Immediate challenges
Whatever his future career holds, for the time being Litherland has plenty of challenges as housing boss at the council with the country's statistically widest gap between richest and poorest wards.

He has 13,000 people on the borough's waiting list, compared to 27,000 tenancies, and 2000 in temporary accommodation; he struggles to squeeze 50% affordable housing out of developers who can always build a commercial scheme instead and loses 800 units a year through right to buy.

Litherland is keen to publicise the positive potential of the borough's first-round pathfinder PFI, a £50m deal to outsource the maintenance and management of five 22-storey tower blocks in Swiss Cottage.

As two bidders have dropped out, Camden has just agreed with the ODPM and Treasury to pursue a partnership arrangement with the remaining bidder, United House. "If there's a quicker, less expensive path, then maybe something good will come out of it," says Litherland.
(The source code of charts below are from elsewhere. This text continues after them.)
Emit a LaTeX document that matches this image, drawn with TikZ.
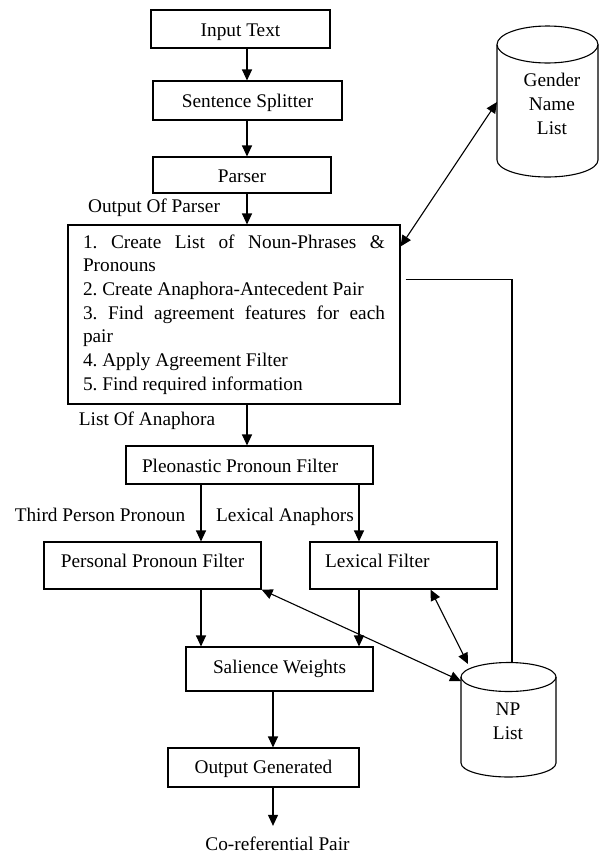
\documentclass[tikz,border=0pt]{standalone}
\usepackage{fontspec}
\setmainfont{Liberation Serif}
\usetikzlibrary{arrows.meta}
\setlength{\parindent}{0pt}
\frenchspacing

\begin{document}
\begin{tikzpicture}[x=1pt, y=-1pt, >={Triangle[length=11pt,width=10pt]},
    font=\fontsize{19.3}{23.7}\selectfont, line width=1.1pt,
    box/.style={draw, inner sep=0pt},
    onebox/.style={box, text height=16pt, text depth=2pt},
    lbl/.style={anchor=base, inner sep=0pt}]
\useasboundingbox (0,0) rectangle (600,855);
% x positions of the vertical arrows
\coordinate (xa) at (247,0);
\coordinate (xl) at (201,0);
\coordinate (xr) at (359,0);
\coordinate (xc) at (273,0);

\node[onebox, minimum width=179pt, minimum height=38pt] (input) at (240.5,29) {Input Text};
\node[onebox, minimum width=189pt, minimum height=39pt] (split) at (247.5,100.5) {Sentence Splitter};
\node[onebox, minimum width=178pt, minimum height=36pt] (parser) at (242,175) {Parser};
\node[box, minimum width=332pt, minimum height=179pt, text width=302pt,
      align=justify, inner xsep=15pt] (steps) at (234,314.5)
  {\tolerance=10000\relax\hyphenpenalty=10000\relax
   1. Create List of Noun-Phrases \&\linebreak Pronouns\par
   2. Create Anaphora-Antecedent Pair\par
   3. Find agreement features for each\linebreak pair\par
   4. Apply Agreement Filter\par
   5. Find required information};
\node[onebox, minimum width=247pt, minimum height=38pt, inner xsep=16pt] (pleo) at (249.5,465)
  {\makebox[215pt][l]{Pleonastic Pronoun Filter}};
\node[onebox, minimum width=217pt, minimum height=47pt, text height=10.5pt, text depth=7.5pt] (pers) at (152.5,565.5)
  {Personal Pronoun Filter};
\node[onebox, minimum width=187pt, minimum height=47pt, text height=10.5pt, text depth=7.5pt, inner xsep=15pt] (lex) at (403.5,565.5)
  {\makebox[157pt][l]{Lexical Filter}};
\node[onebox, minimum width=187pt, minimum height=44pt, text height=13pt, text depth=5pt] (sal) at (279.5,669) {Salience Weights};
\node[onebox, minimum width=191pt, minimum height=39pt, text height=14.5pt, text depth=3.5pt] (outgen) at (263.5,767.5) {Output Generated};

% labels
\node[lbl] (lop) at (154,212) {Output Of Parser};
\node[lbl] (loa) at (147,425) {List Of Anaphora};
\node[lbl] (tpp) at (100,521) {Third Person Pronoun};
\node[lbl] (lan) at (285,521) {Lexical Anaphors};
\node[lbl] (coref) at (277.5,850) {Co-referential Pair};

% gender name list
\draw (497,44.5) -- (497,160) arc[start angle=180, end angle=360, x radius=50.5pt, y radius=17pt] -- (598,44.5);
\draw (547.5,44.5) ellipse[x radius=50.5pt, y radius=18.5pt];
\node[align=center, inner sep=0pt] (gnl) at (552,104) {Gender\\Name\\List};
\coordinate (gnl-w) at (497,102);

% np list
\draw (461,677) -- (461,763) arc[start angle=180, end angle=360, x radius=47.5pt, y radius=14pt] -- (556,677);
\draw (508.5,677) ellipse[x radius=47.5pt, y radius=14.5pt];
\node[align=center, inner sep=0pt] (np) at (508,721) {NP\\List};
\coordinate (np-w) at (461,681);
\coordinate (np-n) at (468,664);
\coordinate (np-t) at (512,662.5);

\draw[->] (input.south -| xa) -- (split.north -| xa);
\draw[->] (split.south -| xa) -- (parser.north -| xa);
\draw[->] (parser.south -| xa) -- (steps.north -| xa);
\draw[->] (steps.south -| xa) -- (pleo.north -| xa);
\draw[->] (pleo.south -| xl) -- (pers.north -| xl);
\draw[->] (pleo.south -| xr) -- (lex.north -| xr);
\draw[->] (pers.south -| xl) -- (sal.north -| xl);
\draw[->] (lex.south -| xr) -- (sal.north -| xr);
\draw[->] (sal.south -| xc) -- (outgen.north -| xc);
\draw[->] (outgen.south -| xc) -- ([yshift=10pt]coref.north -| xc);

\draw[<->] (gnl-w) -- ([yshift=-22pt]steps.north east);
\draw[<->] (pers.south east) -- (np-w);
\draw[<->] ([xshift=27pt]lex.south) -- (np-n);
\draw ([xshift=5pt,yshift=-55pt]steps.north east) -| (np-t);
\end{tikzpicture}
\end{document}
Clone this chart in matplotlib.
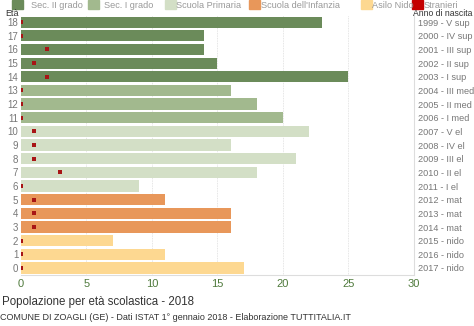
import numpy as np
import matplotlib.pyplot as plt
from matplotlib.patches import Rectangle

plt.rcParams['font.family'] = ['Liberation Sans', 'DejaVu Sans']

# ages 0..18 (bottom to top)
ages = list(range(19))
totals = [17, 11, 7, 16, 16, 11, 9, 18, 21, 16, 22, 20, 18, 16, 25, 15, 14, 14, 23]
stranieri = [0, 0, 0, 1, 1, 1, 0, 3, 1, 1, 1, 0, 0, 0, 2, 1, 2, 0, 0]
anno = ["2017 - nido", "2016 - nido", "2015 - nido", "2014 - mat", "2013 - mat",
        "2012 - mat", "2011 - I el", "2010 - II el", "2009 - III el", "2008 - IV el",
        "2007 - V el", "2006 - I med", "2005 - II med", "2004 - III med", "2003 - I sup",
        "2002 - II sup", "2001 - III sup", "2000 - IV sup", "1999 - V sup"]
groups = ["Sec. II grado", "Sec. I grado", "Scuola Primaria", "Scuola dell'Infanzia", "Asilo Nido"]
group_of_age = [4, 4, 4, 3, 3, 3, 2, 2, 2, 2, 2, 1, 1, 1, 0, 0, 0, 0, 0]
colors = ["#6b8b5a", "#a2b98e", "#d3dfc6", "#e8975a", "#fdd891"]
red = "#a81515"

W, H = 474, 326
fig = plt.figure(figsize=(W / 100, H / 100), dpi=100)
ax = fig.add_axes([0.0443, 0.157, 0.829, 0.796])

bar_cols = [colors[g] for g in group_of_age]
ax.barh(ages, totals, height=0.82, color=bar_cols, zorder=2)
ax.scatter(stranieri, ages, marker='s', s=9, color=red, zorder=3, linewidths=0)

ax.set_xlim(0, 30)
ax.set_ylim(-0.5, 18.5)
ax.set_xticks([0, 5, 10, 15, 20, 25, 30])
ax.set_yticks(ages)
ax.set_yticklabels([str(a) for a in ages])
ax.tick_params(axis='x', labelcolor='#4f7a3c', labelsize=8, length=0, pad=3)
ax.tick_params(axis='y', labelcolor='#777777', labelsize=7, length=0, pad=2)
for x in [5, 10, 15, 20, 25]:
    ax.axvline(x, color='#dddddd', lw=0.6, ls=(0, (1, 1)), zorder=1)
for s in ['top', 'left']:
    ax.spines[s].set_visible(False)
ax.spines['right'].set_color('#dddddd')
ax.spines['bottom'].set_color('#dddddd')

# right-hand labels
ax2 = ax.twinx()
ax2.set_ylim(-0.5, 18.5)
ax2.set_yticks(ages)
ax2.set_yticklabels(anno)
ax2.tick_params(axis='y', labelcolor='#777777', labelsize=6.6, length=0, pad=3)
for s in ax2.spines.values():
    s.set_visible(False)

fig.text(5 / W, 1 - 13 / H, "Età", fontsize=6.5, color='#333333', va='center')
fig.text(413 / W, 1 - 13 / H, "Anno di nascita", fontsize=6.2, color='#333333', va='center')

# legend row across the top
patch_x = [12, 88, 165, 249, 361, 412]
text_x = [31, 104, 176, 261, 372, 424]
leg_cols = colors + ["#c40000"]
for px, tx, c, lab in zip(patch_x, text_x, leg_cols, groups + ["Stranieri"]):
    fig.patches.append(Rectangle((px / W, 1 - 9 / H), 11 / W, 9 / H, color=c,
                                 transform=fig.transFigure, figure=fig))
    fig.text(tx / W, 1 - 5 / H, lab, fontsize=6.6, color='#999999', va='center')

fig.text(2 / W, 1 - 302 / H, "Popolazione per età scolastica - 2018", fontsize=8.3,
         color='#333333', va='center')
fig.text(0.0, 1 - 318 / H,
         "COMUNE DI ZOAGLI (GE) - Dati ISTAT 1° gennaio 2018 - Elaborazione TUTTITALIA.IT",
         fontsize=6.5, color='#333333', va='center')

fig.savefig("out.png", dpi=100)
In fact, he is already hatching plans "to go back in 30 years' time to see how they're getting on".

But mostly, he is looking five years ahead, when he hopes local authority housing will be "back in the fold as a positive contributor". Although he is sceptical of Labour's plans to allow prudential borrowing, as announced in the Queen's Speech, he foresees departments "having the financial levers in their hands" to decide on priorities; enjoying similar financial freedoms to registered social landlords and similar opportunities to run other councils' stock in stock transfer-style deals, and having a more robust role in delivering new homes.

Neil Litherland

Age
43
Family
Married with two stepsons
Education
BA in Economics, University of Manchester. Post-graduate studies at the at the Centre for Urban and Regional Studies, Birmingham.
Career
17 years in local government. Worked for four northern metropolitan authorities, rising to assistant director of housing at Bolton. Director of housing at Camden since 1995.